#### Data for this exercise
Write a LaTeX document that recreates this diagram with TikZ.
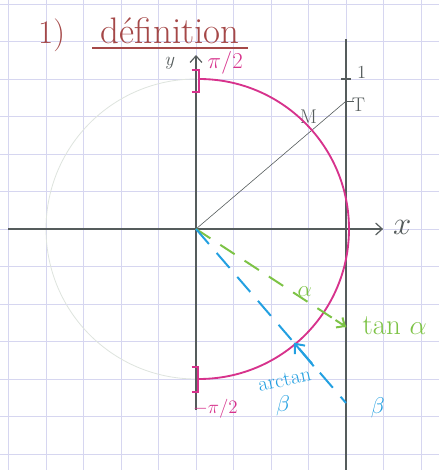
\documentclass[tikz,border=0pt]{standalone}
\usetikzlibrary{arrows.meta,calc}
\definecolor{gridc}{RGB}{214,214,240}
\definecolor{axisc}{RGB}{85,92,92}
\definecolor{titlec}{RGB}{165,72,72}
\definecolor{magc}{RGB}{215,50,140}
\definecolor{greenc}{RGB}{125,195,70}
\definecolor{bluec}{RGB}{35,160,225}
\definecolor{faintc}{RGB}{222,228,222}
\tikzset{
  gridline/.style={gridc, line width=0.6pt},
  axisline/.style={axisc, line width=0.9pt},
  thinline/.style={axisc, line width=0.45pt},
  barb/.style={-{Straight Barb[length=5pt,width=9pt,line width=0.9pt]}},
  magline/.style={magc, line width=1.4pt},
  greendash/.style={greenc, line width=1.5pt, dash pattern=on 13pt off 9pt},
  bluedash/.style={bluec, line width=1.5pt, dash pattern=on 15pt off 9pt},
  lbl/.style={inner sep=0pt},
}
\begin{document}
\begin{tikzpicture}
\useasboundingbox (-5.227,-6.427) rectangle (6.48,6.107);
\fill[white] (-5.227,-6.427) rectangle (6.48,6.107);
% graph paper
\foreach \i in {-5,...,6} \draw[gridline] (\i,-6.427) -- (\i,6.107);
\foreach \j in {-6,...,6} \draw[gridline] (-5.227,\j) -- (6.48,\j);

% key points
\coordinate (O) at (0,0);
\coordinate (T) at (4,3.41);
\coordinate (M) at (40.45:4);
\coordinate (Ytop) at (0,4.64);
\coordinate (Ybot) at (0,-4.83);
\coordinate (Xl) at (-5.01,0);
\coordinate (Xr) at (4.99,0);
\coordinate (Vtop) at (4,5.07);
\coordinate (Vbot) at (4,-6.427);
\coordinate (Ga) at (4,-2.61);
\coordinate (Bb) at (4,-4.64);
\coordinate (P) at (-49.24:4);
\coordinate (Pa) at (3.14,-3.66);

% title
\node[lbl, text=titlec, font=\fontsize{25}{25}\selectfont] (num) at (-3.85,5.17) {1)};
\node[lbl, text=titlec, font=\fontsize{28}{28}\selectfont] (title) at (-0.69,5.3) {définition};
\coordinate (U1) at (-2.77,4.83);
\coordinate (U2) at (1.39,4.83);
\draw[titlec, line width=1.4pt] (U1) -- (U2);

% faint left half circle
\draw[faintc, line width=0.6pt] (0,4) arc (90:270:4);

% axes
\draw[axisline, barb] (Ybot) -- (Ytop);
\draw[axisline, barb] (Xl) -- (Xr);
\draw[axisline] (Vbot) -- (Vtop);
\draw[axisline] (3.86,4) -- (4.14,4);
\node[lbl, text=axisc, font=\fontsize{15}{15}\selectfont] (ylab) at (-0.69,4.42) {$y$};
\node[lbl, text=axisc, font=\fontsize{23}{23}\selectfont] (xlab) at (5.5,0.05) {$x$};
\node[lbl, text=axisc, font=\fontsize{14}{14}\selectfont] (one) at (4.42,4.18) {1};

% OT line
\draw[thinline] (O) -- (T);
\draw[axisline] (T) -- ++(0.2,0);
\node[lbl, text=axisc, font=\fontsize{15}{15}\selectfont] (tlab) at (4.33,3.3) {T};
\node[lbl, text=axisc, font=\fontsize{15}{15}\selectfont] (mlab) at (3.0,3.0) {M};

% magenta half circle and brackets
\draw[magline] (0.08,4) arc (90:-90:4);
\draw[magline] (-0.12,4.24) -- (0.08,4.24) -- (0.08,3.65) -- (-0.12,3.65);
\draw[magline] (-0.12,-3.68) -- (0.05,-3.68) -- (0.05,-4.35) -- (-0.12,-4.35);
\node[lbl, text=magc, font=\fontsize{18}{18}\selectfont] (pih) at (0.78,4.43) {$\pi/2$};
\node[lbl, text=magc, font=\fontsize{14}{14}\selectfont] (mpih) at (0.52,-4.8) {$-\pi/2$};

% green: tan alpha
\draw[greendash] (O) -- (Ga);
\draw[greenc, line width=1.5pt, -{Straight Barb[length=5pt,width=9pt,line width=1.5pt]}] ($(O)!0.93!(Ga)$) -- (Ga);
\node[lbl, text=greenc, font=\fontsize{16}{16}\selectfont] (alab) at (2.9,-1.68) {$\alpha$};
\node[lbl, text=greenc, font=\fontsize{22}{22}\selectfont] (tanlab) at (5.3,-2.58) {tan $\alpha$};

% blue: arctan beta
\draw[bluedash] (O) -- (Bb);
\draw[bluec, line width=1.5pt, -{Straight Barb[length=6pt,width=10pt,line width=1.5pt]}] (Pa) -- (P);
\node[lbl, text=bluec, font=\fontsize{18}{18}\selectfont] (blab) at (4.85,-4.77) {$\beta$};
\node[lbl, text=bluec, font=\fontsize{16}{16}\selectfont, rotate=12] (arct) at (2.36,-4.02) {arctan};
\node[lbl, text=bluec, font=\fontsize{16}{16}\selectfont] (arcb) at (2.32,-4.72) {$\beta$};
\end{tikzpicture}
\end{document}
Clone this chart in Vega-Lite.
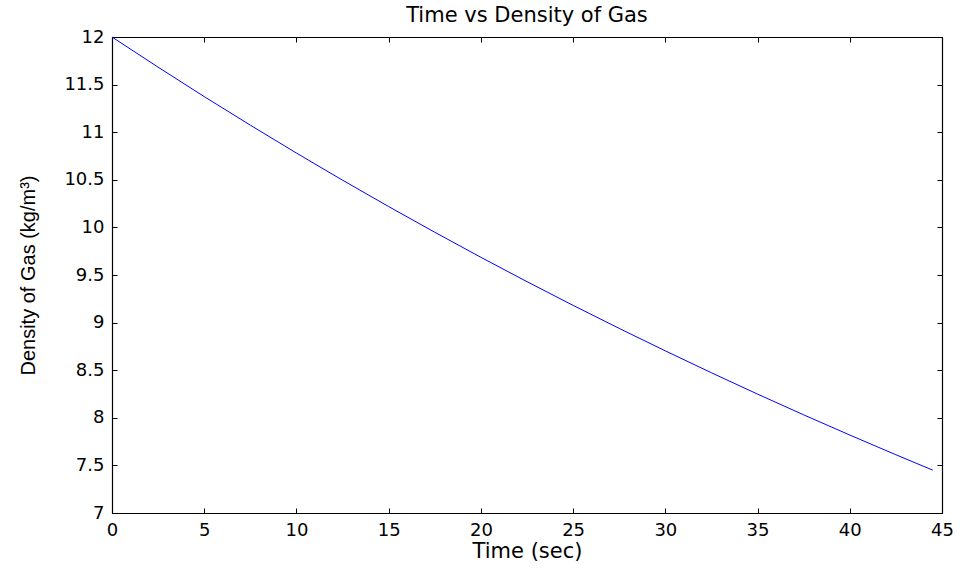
{
  "$schema": "https://vega.github.io/schema/vega-lite/v6.json",
  "width": 830,
  "height": 476,
  "autosize": {"type": "none"},
  "padding": {"left": 112, "top": 37, "right": 18, "bottom": 55},
  "background": "white",
  "title": {"text": "Time vs Density of Gas", "font": "DejaVu Sans", "fontSize": 21, "fontWeight": "normal", "color": "black", "offset": 2},
  "data": {"values": [
    {"t": 0, "rho": 12.0},
    {"t": 2.5, "rho": 11.683},
    {"t": 5, "rho": 11.374},
    {"t": 7.5, "rho": 11.074},
    {"t": 10, "rho": 10.781},
    {"t": 12.5, "rho": 10.496},
    {"t": 15, "rho": 10.219},
    {"t": 17.5, "rho": 9.949},
    {"t": 20, "rho": 9.686},
    {"t": 22.5, "rho": 9.43},
    {"t": 25, "rho": 9.181},
    {"t": 27.5, "rho": 8.939},
    {"t": 30, "rho": 8.703},
    {"t": 32.5, "rho": 8.473},
    {"t": 35, "rho": 8.249},
    {"t": 37.5, "rho": 8.031},
    {"t": 40, "rho": 7.819},
    {"t": 42.5, "rho": 7.612},
    {"t": 44.5, "rho": 7.45}
  ]},
  "config": {
    "view": {"stroke": null},
    "axis": {
      "grid": false,
      "domainColor": "black",
      "domainWidth": 1.2,
      "tickColor": "black",
      "tickSize": -5,
      "labelFont": "DejaVu Sans",
      "labelFontSize": 18,
      "labelColor": "black",
      "titleFont": "DejaVu Sans",
      "titleFontSize": 21,
      "titleFontWeight": "normal",
      "titleColor": "black"
    }
  },
  "resolve": {"axis": {"x": "independent", "y": "independent"}},
  "layer": [
    {
      "mark": {"type": "line", "color": "#0000ff", "strokeWidth": 1},
      "encoding": {
        "x": {"field": "t", "type": "quantitative", "scale": {"domain": [0, 45], "nice": false},
          "axis": {"title": "Time (sec)", "format": "~g", "values": [0,5,10,15,20,25,30,35,40,45], "labelPadding": 13, "titlePadding": 1, "labelFlush": false}},
        "y": {"field": "rho", "type": "quantitative", "scale": {"domain": [7, 12], "nice": false, "zero": false},
          "axis": {"title": "Density of Gas (kg/m³)", "titleFont": "Liberation Sans", "titleFontSize": 20, "format": "~g", "values": [7,7.5,8,8.5,9,9.5,10,10.5,11,11.5,12], "labelPadding": 13, "titlePadding": 25, "labelFlush": false}}
      }
    },
    {
      "mark": {"type": "line", "color": "#0000ff", "strokeWidth": 1, "opacity": 0},
      "encoding": {
        "x": {"field": "t", "type": "quantitative", "scale": {"domain": [0, 45], "nice": false},
          "axis": {"orient": "top", "title": null, "labels": false, "values": [0,5,10,15,20,25,30,35,40,45]}},
        "y": {"field": "rho", "type": "quantitative", "scale": {"domain": [7, 12], "nice": false, "zero": false},
          "axis": {"orient": "right", "title": null, "labels": false, "values": [7,7.5,8,8.5,9,9.5,10,10.5,11,11.5,12]}}
      }
    }
  ]
}
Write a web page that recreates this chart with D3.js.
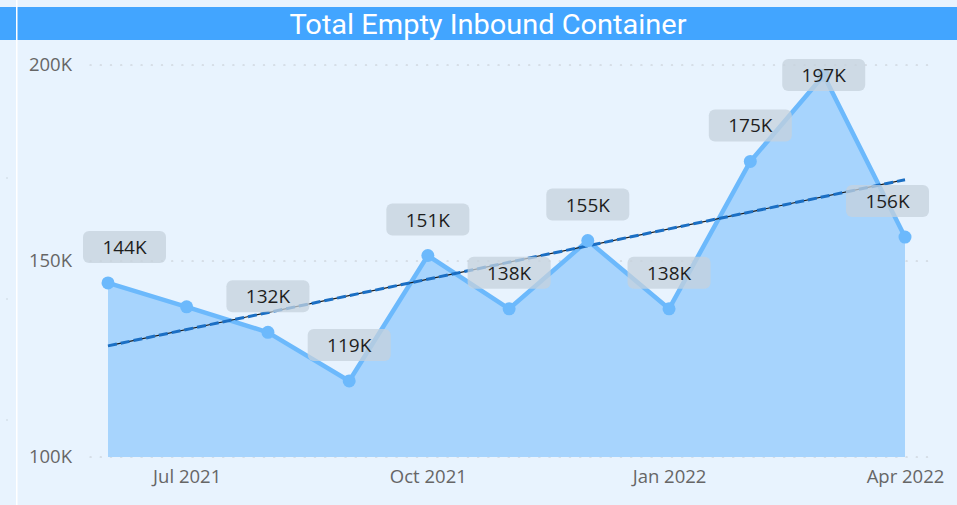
<!DOCTYPE html>
<html>
<head>
<meta charset="utf-8">
<script src="https://cdn.jsdelivr.net/npm/d3@7"></script>
<style>
  html, body { margin: 0; padding: 0; background: #e8f3fe; }
  svg { display: block; }
</style>
</head>
<body>
<div id="chart"></div>
<script>
var W = 957, H = 505;

// data
var months = ["2021-06", "2021-07", "2021-08", "2021-09", "2021-10", "2021-11",
              "2021-12", "2022-01", "2022-02", "2022-03", "2022-04"];
var values = [144400, 138300, 131800, 119400, 151400, 137800,
              155200, 137800, 175400, 197400, 156100];
var showLabel = [true, false, true, true, true, true, true, true, true, true, true];
var yTicks = [100000, 150000, 200000];
var xTicks = ["2021-07", "2021-10", "2022-01", "2022-04"];
var title = "Total Empty Inbound Container";

var parse = d3.timeParse("%Y-%m");
var data = months.map(function(m, i) {
  return { date: parse(m), value: values[i], label: showLabel[i] };
});

var svg = d3.select("#chart").append("svg")
  .attr("width", W).attr("height", H);

svg.append("rect").attr("width", W).attr("height", H).attr("fill", "#e8f3fe");

// title bar
svg.append("rect").attr("x", 0).attr("y", 7).attr("width", W).attr("height", 33)
  .attr("fill", "#42a5ff");
svg.append("rect").attr("x", 16).attr("y", 0).attr("width", 1.5).attr("height", H)
  .attr("fill", "#ffffff");
svg.append("text")
  .attr("x", 488).attr("y", 34)
  .attr("text-anchor", "middle")
  .attr("font-family", "Roboto, 'DejaVu Sans', sans-serif")
  .attr("font-size", 27)
  .attr("font-weight", 400)
  .attr("textLength", 397)
  .attr("lengthAdjust", "spacingAndGlyphs")
  .attr("fill", "#ffffff")
  .text(title);

// small dots on the left edge
[178, 299, 420].forEach(function(y) {
  svg.append("circle").attr("cx", 7).attr("cy", y).attr("r", 0.8).attr("fill", "#c9d3dc");
});

var x = d3.scaleTime()
  .domain([parse("2021-06"), parse("2022-04")])
  .range([108, 905]);
var y = d3.scaleLinear()
  .domain([100000, 200000])
  .range([457, 65]);

// gridlines
svg.append("g").selectAll("line").data(yTicks).join("line")
  .attr("x1", 90).attr("x2", 935)
  .attr("y1", function(d) { return y(d); })
  .attr("y2", function(d) { return y(d); })
  .attr("stroke", "#c4c9cf")
  .attr("stroke-width", 1.2)
  .attr("stroke-dasharray", "1.2,9")
  .attr("stroke-linecap", "round");

// y axis labels
var yAxis = d3.axisLeft(y).tickValues(yTicks)
  .tickFormat(function(d) { return (d / 1000) + "K"; })
  .tickSize(0).tickPadding(0);
var gy = svg.append("g").attr("transform", "translate(72,0)").call(yAxis);
gy.select(".domain").remove();
gy.selectAll("text")
  .attr("font-family", "'Open Sans', 'Noto Sans', sans-serif")
  .attr("font-size", 18.5)
  .attr("fill", "#666666");

// area
var area = d3.area()
  .x(function(d) { return x(d.date); })
  .y0(y(100000))
  .y1(function(d) { return y(d.value); });
svg.append("path").datum(data)
  .attr("d", area)
  .attr("fill", "#a7d4fd");

// line
var line = d3.line()
  .x(function(d) { return x(d.date); })
  .y(function(d) { return y(d.value); });
svg.append("path").datum(data)
  .attr("d", line)
  .attr("fill", "none")
  .attr("stroke", "#6cb9fc")
  .attr("stroke-width", 4.5)
  .attr("stroke-linejoin", "round");

// linear trend
var n = data.length;
var mx = d3.mean(data, function(d, i) { return i; });
var my = d3.mean(data, function(d) { return d.value; });
var sxy = d3.sum(data, function(d, i) { return (i - mx) * (d.value - my); });
var sxx = d3.sum(data, function(d, i) { return (i - mx) * (i - mx); });
var slope = sxy / sxx, icpt = my - slope * mx;
var trend = [
  { date: data[0].date, value: icpt },
  { date: data[n - 1].date, value: icpt + slope * (n - 1) }
];
svg.append("path").datum(trend)
  .attr("d", line)
  .attr("stroke", "#1a1a1a").attr("stroke-width", 1.2).attr("fill", "none");
svg.append("path").datum(trend)
  .attr("d", line)
  .attr("stroke", "#1b6fc4").attr("stroke-width", 3).attr("fill", "none")
  .attr("stroke-dasharray", "9,4");

// markers
svg.append("g").selectAll("circle").data(data).join("circle")
  .attr("cx", function(d) { return x(d.date); })
  .attr("cy", function(d) { return y(d.value); })
  .attr("r", 6.5)
  .attr("fill", "#6cb9fc");

// x axis labels
var xAxis = d3.axisBottom(x)
  .tickValues(xTicks.map(parse))
  .tickFormat(d3.timeFormat("%b %Y"))
  .tickSize(0).tickPadding(0);
var gx = svg.append("g").attr("transform", "translate(0,470)").call(xAxis);
gx.select(".domain").remove();
gx.selectAll("text")
  .attr("font-family", "'Open Sans', 'Noto Sans', sans-serif")
  .attr("font-size", 18.5)
  .attr("fill", "#666666");

// data labels
var bw = 83, bh = 32;
var lab = svg.append("g").selectAll("g").data(data.filter(function(d) { return d.label; }))
  .join("g")
  .attr("transform", function(d) {
    var cx = Math.max(83 + bw / 2, Math.min(929 - bw / 2, x(d.date)));
    var top = Math.max(59, y(d.value) - 20 - bh);
    return "translate(" + (cx - bw / 2) + "," + top + ")";
  });
lab.append("rect")
  .attr("width", bw).attr("height", bh).attr("rx", 6)
  .attr("fill", "#c6d1dc").attr("fill-opacity", 0.75);
lab.append("text")
  .attr("x", bw / 2).attr("y", bh / 2 + 7)
  .attr("text-anchor", "middle")
  .attr("font-family", "'Open Sans', 'Noto Sans', sans-serif")
  .attr("font-size", 19)
  .attr("fill", "#1e1e1e")
  .text(function(d) { return Math.round(d.value / 1000) + "K"; });
</script>
</body>
</html>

#### To do
Return only the lines from the start of the data through the line that contains "(-5.227,\j) -- (6.48,\j);", please, copying them exactly and omitting all pictures.

#### Response
Write a LaTeX document that recreates this diagram with TikZ.
\documentclass[tikz,border=0pt]{standalone}
\usetikzlibrary{arrows.meta,calc}
\definecolor{gridc}{RGB}{214,214,240}
\definecolor{axisc}{RGB}{85,92,92}
\definecolor{titlec}{RGB}{165,72,72}
\definecolor{magc}{RGB}{215,50,140}
\definecolor{greenc}{RGB}{125,195,70}
\definecolor{bluec}{RGB}{35,160,225}
\definecolor{faintc}{RGB}{222,228,222}
\tikzset{
  gridline/.style={gridc, line width=0.6pt},
  axisline/.style={axisc, line width=0.9pt},
  thinline/.style={axisc, line width=0.45pt},
  barb/.style={-{Straight Barb[length=5pt,width=9pt,line width=0.9pt]}},
  magline/.style={magc, line width=1.4pt},
  greendash/.style={greenc, line width=1.5pt, dash pattern=on 13pt off 9pt},
  bluedash/.style={bluec, line width=1.5pt, dash pattern=on 15pt off 9pt},
  lbl/.style={inner sep=0pt},
}
\begin{document}
\begin{tikzpicture}
\useasboundingbox (-5.227,-6.427) rectangle (6.48,6.107);
\fill[white] (-5.227,-6.427) rectangle (6.48,6.107);
% graph paper
\foreach \i in {-5,...,6} \draw[gridline] (\i,-6.427) -- (\i,6.107);
\foreach \j in {-6,...,6} \draw[gridline] (-5.227,\j) -- (6.48,\j);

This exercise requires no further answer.